Probability theory is a branch of mathematics focusing on the analysis of random phenomena. It provides the framework for quantifying the likelihood of various outcomes, making it essential in industries ranging from finance to science. At its core, probability measures how likely an event is to occur, ranging from 0 (impossible) to 1 (certain).
In this exercise, we're dealing with conditional probability, a crucial part of probability theory. Conditional probability considers the likelihood of an event occurring given that another event has already occurred. It's represented mathematically by the formula:

• \( P(A|B) = \frac{P(A \cap B)}{P(B)} \)

Where \( P(A|B) \) is the probability of event A occurring given B is true. However, in our example, since the first two cards are already determined, we directly calculated the probability of the third card being a club without needing to revisit this formula.

Card drawing problems are a favorite in probability theory because they provide a tangible way to explore probability principles. When you draw cards from a deck, each draw reduces the total number of cards in the deck. This makes card drawing an example of 'without replacement' scenarios, where the probabilities change as each card is drawn.
In our original exercise, we started with a standard deck of 52 cards. Since the first two cards drawn were clubs, only 50 cards remain, and thus only 11 of these are clubs. This shifting context is why the probability for the third card changes dynamically with each card drawn.
Understanding the mechanics of drawing 'without replacement' is vital. It means once a card is drawn, it can't be put back, altering the probabilities for the rest of the deck.
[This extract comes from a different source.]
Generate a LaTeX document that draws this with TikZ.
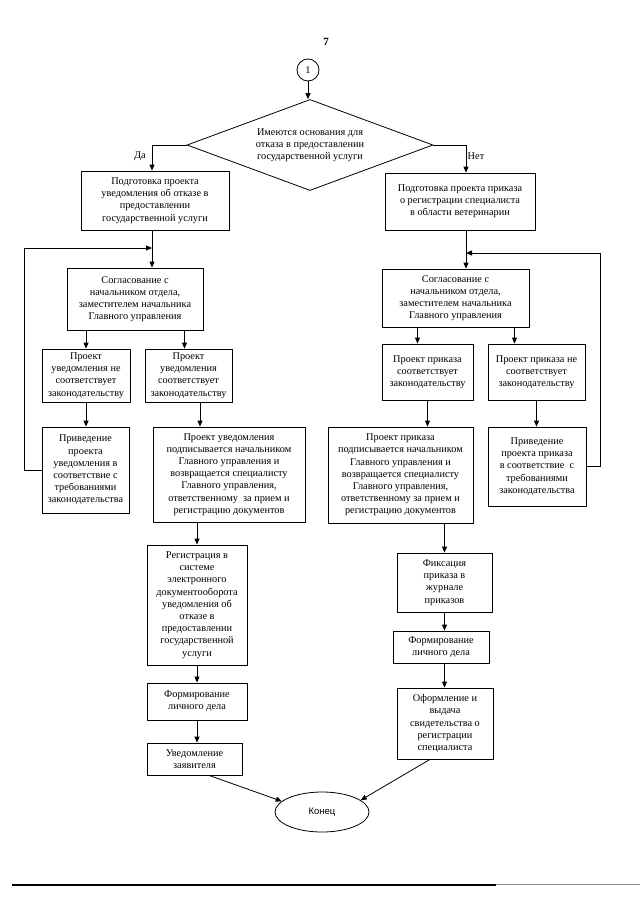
\documentclass[tikz,border=0pt]{standalone}
\usepackage{fontspec}
\setmainfont{Liberation Serif}
\newfontfamily\endfont{Liberation Sans}
\usetikzlibrary{arrows.meta,shapes.geometric,calc}
\newcommand\boxfont{\fontsize{10.3}{12.2}\selectfont}
\tikzset{
  box/.style={draw, line width=0.8pt, align=center, inner sep=1pt, font=\boxfont},
  arr/.style={-{Triangle[length=6pt,width=5pt]}, line width=0.8pt},
  lbl/.style={font=\boxfont, inner sep=0pt}
}
\begin{document}
\begin{tikzpicture}[x=1pt,y=-1pt]
\useasboundingbox (0,0) rectangle (640,905);
\fill[white] (0,0) rectangle (640,905);

\node[font=\fontsize{11}{12}\selectfont\bfseries] (pg) at (326,42) {7};
\node[draw, circle, line width=0.8pt, minimum size=22pt, inner sep=0pt, font=\boxfont] (c1) at (308,70) {1};

\node[draw, diamond, line width=0.8pt, minimum width=246pt, minimum height=91pt, inner sep=0pt, aspect=2.7, align=center, font=\boxfont] (d) at (310,145) {Имеются основания для\\отказа в предоставлении\\государственной услуги};

\node[box, minimum width=148pt, minimum height=59pt] (l1) at (155,200.5) {Подготовка проекта\\уведомления об отказе в\\предоставлении\\государственной услуги};
\node[box, minimum width=150pt, minimum height=57pt] (r1) at (460,201.5) {Подготовка проекта приказа\\о регистрации специалиста\\в области ветеринарии};

\node[box, minimum width=136pt, minimum height=62pt] (l2) at (135,299) {Согласование с\\начальником отдела,\\заместителем начальника\\Главного управления};
\node[box, minimum width=147pt, minimum height=58pt] (r2) at (455.5,298) {Согласование с\\начальником отдела,\\заместителем начальника\\Главного управления};

\node[box, minimum width=88pt, minimum height=53pt] (l3a) at (86,375.5) {Проект\\уведомления не\\соответствует\\законодательству};
\node[box, minimum width=87pt, minimum height=53pt] (l3b) at (188.5,375.5) {Проект\\уведомления\\соответствует\\законодательству};
\node[box, minimum width=91pt, minimum height=56pt] (r3a) at (427.5,372) {Проект приказа\\соответствует\\законодательству};
\node[box, minimum width=97pt, minimum height=56pt] (r3b) at (536.5,372) {Проект приказа не\\соответствует\\законодательству};

\node[box, minimum width=87pt, minimum height=86pt] (l4a) at (85.5,470) {Приведение\\проекта\\уведомления в\\соответствие с\\требованиями\\законодательства};
\node[box, minimum width=152pt, minimum height=95pt] (l4b) at (229,474.5) {Проект уведомления\\подписывается начальником\\Главного управления и\\возвращается специалисту\\Главного управления,\\ответственному\ \ за прием и\\регистрацию документов};
\node[box, minimum width=145pt, minimum height=96pt] (r4a) at (400.5,475) {Проект приказа\\подписывается начальником\\Главного управления и\\возвращается специалисту\\Главного управления,\\ответственному за прием и\\регистрацию документов};
\node[box, minimum width=98pt, minimum height=79pt] (r4b) at (537,466.5) {Приведение\\проекта приказа\\в соответствие\ \ с\\требованиями\\законодательства};

\node[box, minimum width=100pt, minimum height=120pt] (l5) at (197,605) {Регистрация в\\системе\\электронного\\документооборота\\уведомления об\\отказе в\\предоставлении\\государственной\\услуги};
\node[box, minimum width=100pt, minimum height=37pt] (l6) at (197,701.5) {Формирование\\личного дела};
\node[box, minimum width=95pt, minimum height=32pt] (l7) at (194.5,759) {Уведомление\\заявителя};

\node[box, minimum width=95pt, minimum height=59pt] (r5) at (444.5,582.5) {Фиксация\\приказа в\\журнале\\приказов};
\node[box, minimum width=96pt, minimum height=32pt] (r6) at (441,647) {Формирование\\личного дела};
\node[box, minimum width=96pt, minimum height=71pt] (r7) at (445,723.5) {Оформление и\\выдача\\свидетельства о\\регистрации\\специалиста};

\node[draw, ellipse, line width=0.8pt, minimum width=94pt, minimum height=40pt, inner sep=0pt, font=\endfont\fontsize{9.5}{11}\selectfont] (end) at (322,812) {Конец};

\node[lbl] (da) at (140,156) {Да};
\node[lbl] (net) at (476,156) {Нет};

% connectors
\draw[arr] (c1.south) -- (c1.south |- d.north);
\coordinate (pda) at (152,145);
\coordinate (pnet) at (466,145);
\draw[arr] (d.west) -- (pda) -- (pda |- l1.north);
\draw[arr] (d.east) -- (pnet) -- (pnet |- r1.north);

\coordinate (jl) at (152,248);
\coordinate (jr) at (466,253);
\draw[arr] (l1.south -| jl) -- (jl |- l2.north);
\draw[arr] (r1.south -| jr) -- (jr |- r2.north);
\draw[arr] (l4a.west) -- ++(-17,0) |- (jl);
\draw[arr] (r4b.east) -- ++(14,0) |- (jr);

\draw[arr] (l2.south -| l3a.north) -- (l3a.north);
\coordinate (b1) at ($(l3b.north)+(-4,0)$);
\draw[arr] (l2.south -| b1) -- (b1);
\coordinate (a1) at ($(r3a.north)+(-10,0)$);
\draw[arr] (a1 |- r2.south) -- (a1);
\coordinate (a2) at ($(r3b.north)+(-22,0)$);
\draw[arr] (a2 |- r2.south) -- (a2);

\draw[arr] (l3a.south) -- (l3a.south |- l4a.north);
\coordinate (a3) at ($(l4b.north)+(-29,0)$);
\draw[arr] (a3 |- l3b.south) -- (a3);
\draw[arr] (r3a.south) -- (r3a.south |- r4a.north);
\draw[arr] (r3b.south) -- (r3b.south |- r4b.north);

\draw[arr] (l5.north |- l4b.south) -- (l5.north);
\draw[arr] (l5.south) -- (l6.north);
\draw[arr] (l6.south) -- (l6.south |- l7.north);

\draw[arr] (r5.north |- r4a.south) -- (r5.north);
\draw[arr] (r5.south) -- (r5.south |- r6.north);
\draw[arr] (r5.south |- r6.south) -- (r5.south |- r7.north);

\draw[arr] ($(l7.south)+(14.5,0)$) -- (end.165);
\draw[arr] ($(r7.south)+(-15,0)$) -- (end.17);

% bottom rule
\draw[line width=1.4pt] (12,885) -- (496,885);
\draw[line width=0.8pt, black!45] (496,884.5) -- (640,884.5);
\end{tikzpicture}
\end{document}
Combinatorics is the field of mathematics dealing with counting, arrangement, and combination of sets. While the current exercise does not directly require combinatorics calculations, understanding its concepts enriches your grasp of probability. It helps to visualize why certain outcomes have more or less likelihood based on available combinations.
When you draw cards, for example, every unique combination of cards in your hand is a result of combinatorial probability. Although we simply computed a direct probability, combinatorial thinking ensures we understand why there were initially 52 combinations for the first draw but only 50 after drawing two cards.
Basic combinatorial knowledge, such as factorials or the counting principle, builds a solid foundation, preparing you for more complex probability problems involving numerous outcomes to compare.